Just a few weeks after discussions over gambling laws caused Conservative minister Tracey Crouch to resign, betting companies have opted in to an advertising ban during live sports games on TV.
Bet365, Ladbrokes, William Hill and Paddy Power have all agreed to this proposal, which has been put forward by the Remote Gambling Agency (RGA) that they are all part of.
The decision has been welcomed by Christian campaigners on the issue, including the Bishop of St Alban's, Dr Alan Smith, who praised them with reservations: "I think its a very welcome first step but we do need to see the details because it's not every gambling company and we don't know exactly what it's going to mean.
"Whilst I think it's every good that pre-watershed we're not going to have...gambling advertising. Of course there will be gambling adverts both written around the sides of the pitch and on many of the players' shirts - so there's still going to be quite a strong gambling theme for many major sporting events."
Bishop Alan has been speaking out on this issue for years and added that gambling is changing the nature of sport, from being about competition and seeing the skill in out-manoeuvring one another, to become gambling-centric.
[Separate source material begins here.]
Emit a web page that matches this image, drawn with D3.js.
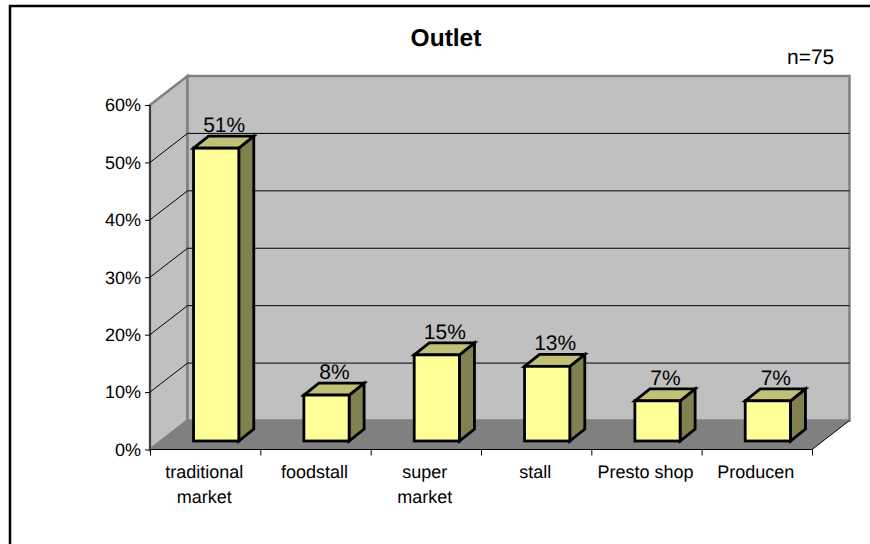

"I know two families who've made a conscious decision that they're not going to let their young children watch live football anymore because they don't want them to be conditioned into thinking that an essential and fundamental part of sport and enjoying sport is gambling".
He argued live gambling updates have corrupted sport without consent and that the industry needed a major reform. He favoured them self-regulating but said if they don't the government should step in to protect people who might be vulnerable, such as children.
The Christian social policy charity CARE (Christian Action Research and Education) have also been lobbying politicians on this issue, their spokesperson James Mildred told Premier:
"This really is excellent news...anyone who watched the most recent world cup could not fail to notice just how many betting ads were being shown, often well before the 9 o'clock watershed.
He cited the Gambling Commission's latest figures, saying: "The number of child problem gamblers has quadrupled in recent times, there's now estimated to be as many as 55,000 11-16 years-olds who are addicted to gambling."
He added that the RGA decision is a step in the right direction but it needs to be monitored to make sure it actually happens and that more money should be given to gambling addiction programmes by the companies.